Recently, I have been feeling a little uncomfortable about my rah-rah, grab-life-by the-balls attitude with which I try to pull “stuck” friends out of their holes and into the sunlight where I believe they will shine. Ian’s memorial service illuminated a far more nuanced understanding of life and death that I often miss in my bull-in-a-china-shop approach to life (and death). There is not one way to live or die. Perhaps “stalled” is where some people are more comfortable, and, therefore, happy. Who am I to try to modify their experience? After all, even I embrace my own sadness when I’m there, rabidly resisting attempts from others to make me feel better.
When my physically hulking grandfather was reduced to a deflated form under a thin hospital sheet, so short of breath he was no longer able to even throw his weight around verbally, my uncle, his son, had a heart-to-heart with me in the hospital hallway re: his sister, my mother. He’d just seen me do something I’ve been doing my whole life: trying to derail my mother's constant train of dissatisfaction. As usual, my attempt to lift her blackness ended in a bicker session, and, as always, in an utterly inappropriate setting, such as beside my grandfather’s deathbed. So, in the hallway, my uncle said to me, “Liz, what makes you think your mother is unhappy?” It was the wake-up-you-idiot! slap Rhett Butler delivers to Scarlett O’Hara. “If your mother didn’t get something out of her pain, she’d make it stop.”
Even writing this down feels like a betrayal. Not just to her but to Ian and to all the people I know who suffer from depression and anxiety. Having been in that chemical soup myself, I know it’s not easy to stop the pain.
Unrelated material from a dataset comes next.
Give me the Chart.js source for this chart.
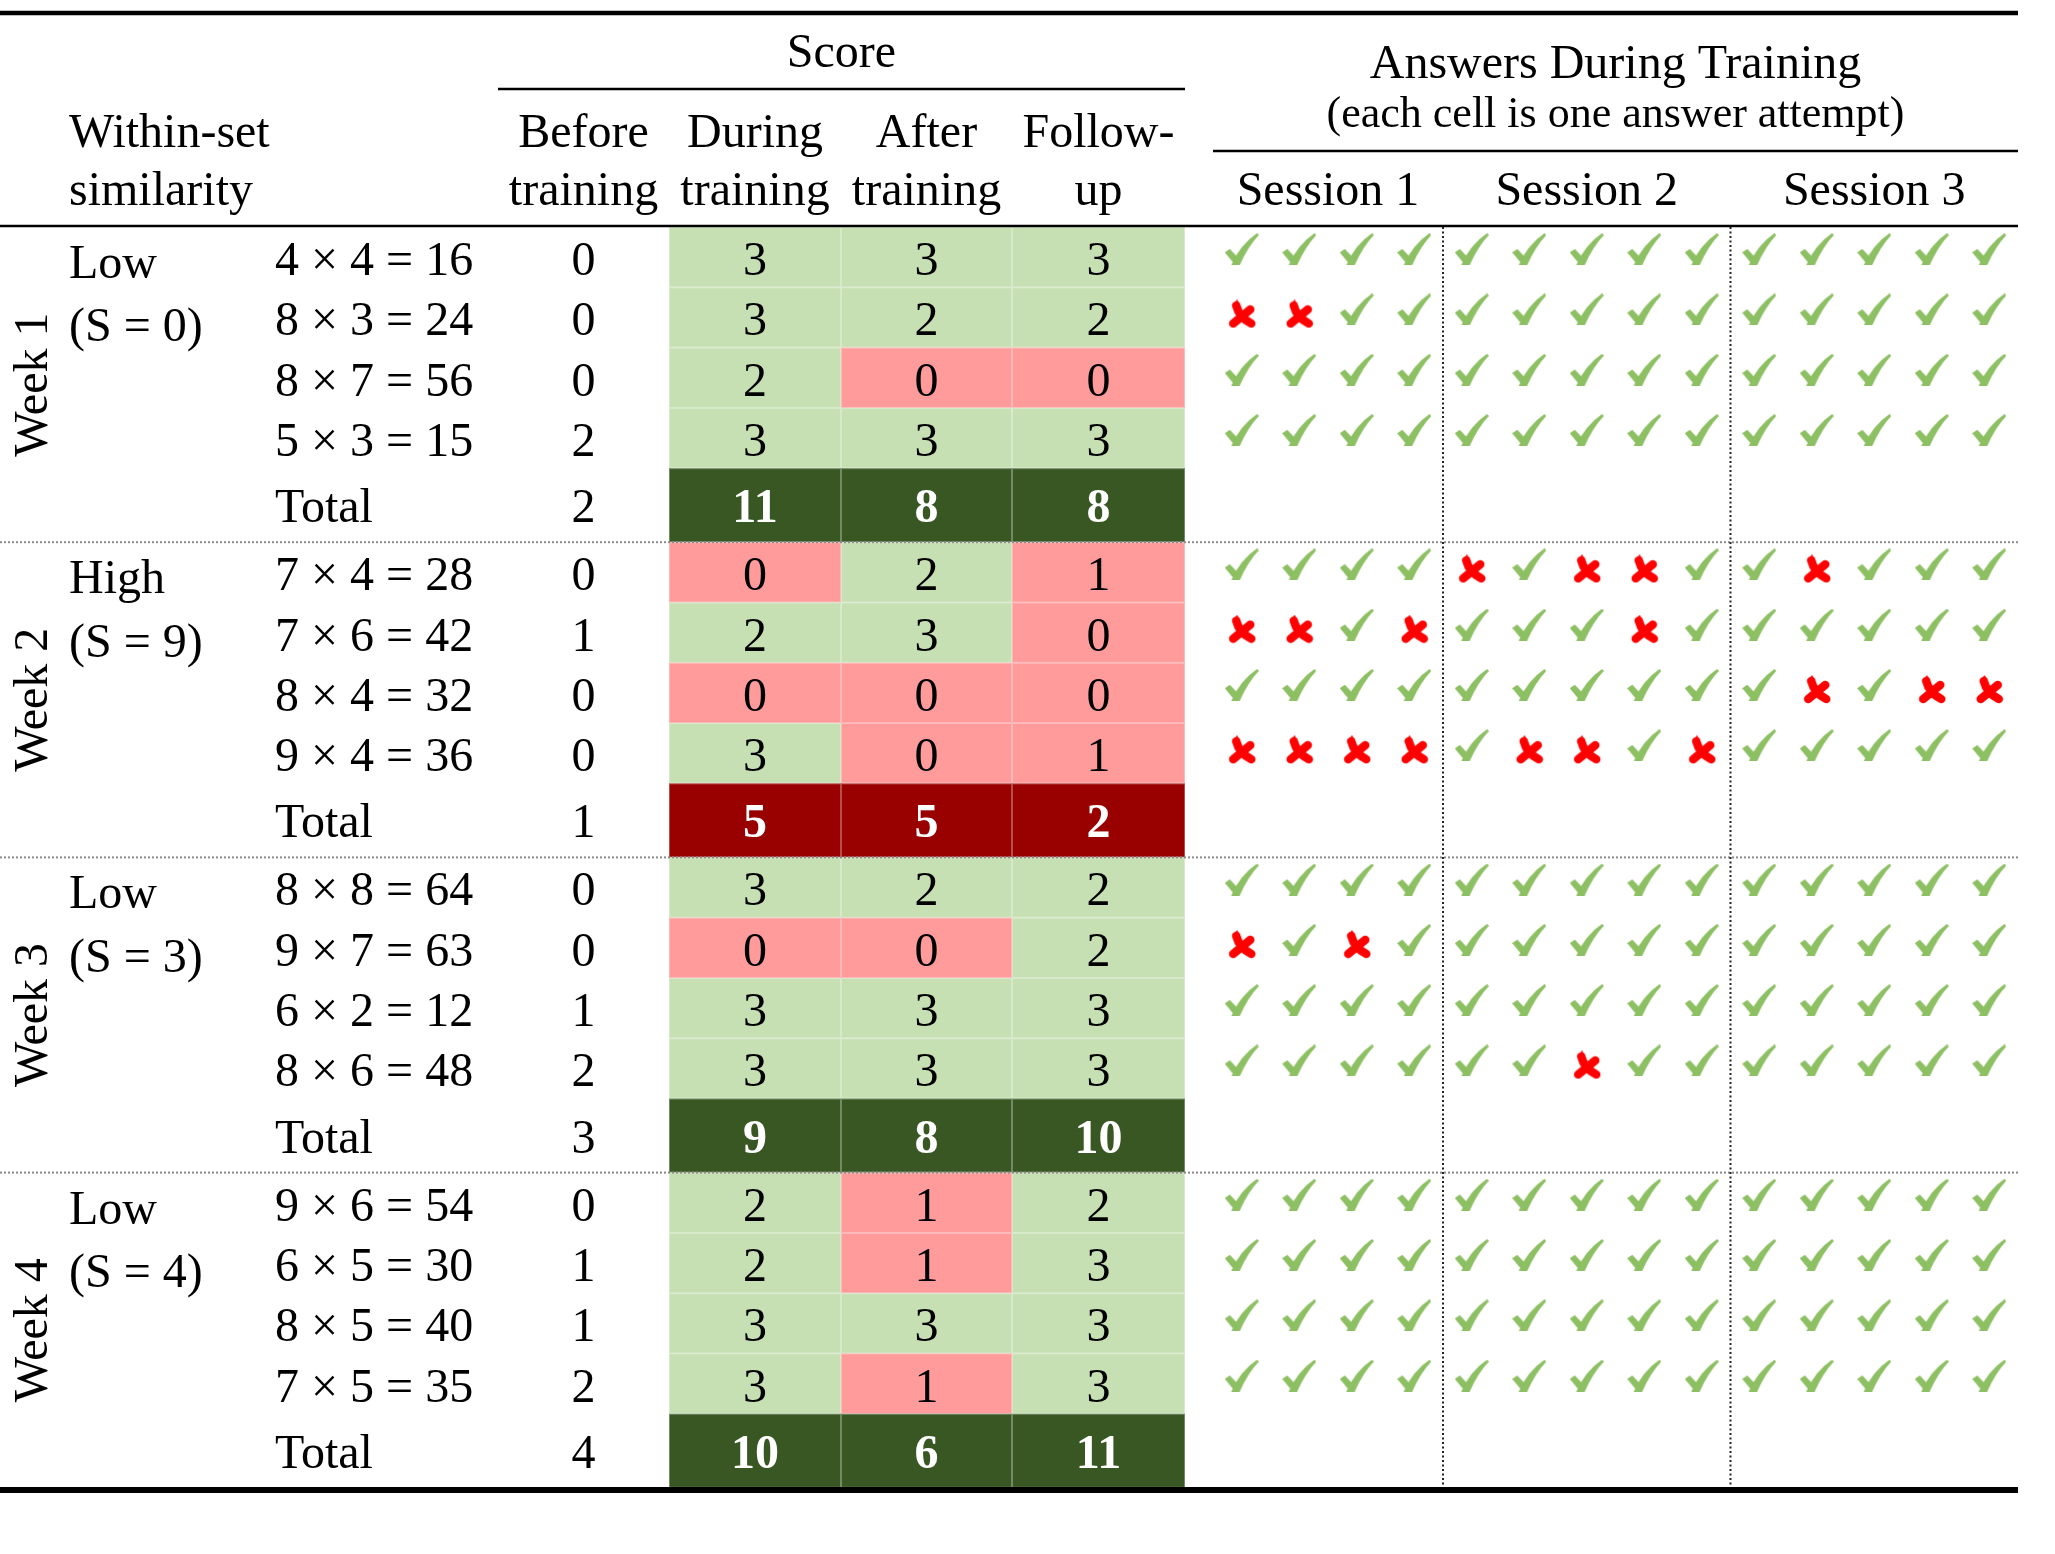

I struggled with depression on and off for five years. But that time was not wasted. It was my life’s experience. I learned in that time that life happens on a full spectrum of emotions. I also learned that depression did not define me. It was just how I felt and what I did at that time. I am in a different place now. And I will be in a different place again later on.
Ian was no more a diabetic than he was a depressive. He was a man who struggled with both, but neither was a defining feature, even when they seemed to overwhelm his experience of himself, and everyone else’s experience of him.
As in death, so in life. I doubt very much Ian will be remembered as a diabetic or a depressive alone, and perhaps not much at all. Ian is like the elephant that twenty blind men and women try to describe from the laying of hands in twenty different places. All of their descriptions are true for that particular part of the elephant.
But no part captures of the complex nature of the whole. Collectively, however, they add up to the lovable, difficult and everything-in-between human being that Ian still is in our minds and hearts.
To be honest, I cannot say I would have gone out of my way to spend time with Ian in life, painful though that is to write. But I can just as honestly say I’m sorry he’s gone, and sad that he did not find love again, or return to South America to do the work he was born to do. But the children whose lives he did touch when there with his wife, kids who have no idea Ian no longer walks this earth, still no doubt experience his love as tangibly as if he were alive.
And I wonder, is there really a difference between life and death when it comes to how much we love someone and how loved we feel by them?